"Use of initialized value in scalar assignment"

K

kj

The following innocent-looking one-liner:

% perl -we '$ENV{ FOO } = undef'

produces the warning:

Use of uninitialized value in scalar assignment at -e line 1

Is this a bug, or is there a good reason for this?

FWIW, I've seen this behavior only with %ENV. I got the above
using v5.8.8 on Linux.

TIA!

kj
 
J

John W. Krahn

kj said:
The following innocent-looking one-liner:

% perl -we '$ENV{ FOO } = undef'

produces the warning:

Use of uninitialized value in scalar assignment at -e line 1

Is this a bug, or is there a good reason for this?
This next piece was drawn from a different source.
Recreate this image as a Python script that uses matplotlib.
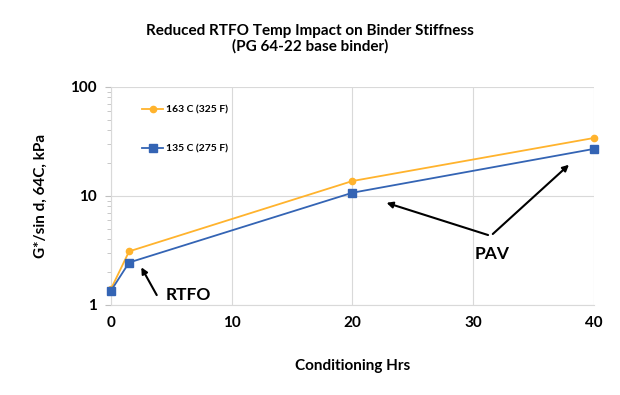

FWIW, I've seen this behavior only with %ENV. I got the above
using v5.8.8 on Linux.

What makes you think that you could set an environment variable to the
undef value? How does that make sense?

man 3 setenv


Perhaps you meant to use delete() instead:

delete $ENV{ FOO }



John
 
J

John Bokma

kj said:
The following innocent-looking one-liner:

% perl -we '$ENV{ FOO } = undef'

produces the warning:

Use of uninitialized value in scalar assignment at -e line 1

Is this a bug, or is there a good reason for this?

FWIW, I've seen this behavior only with %ENV. I got the above
using v5.8.8 on Linux.

What do you expect from setting an environment variable to undef?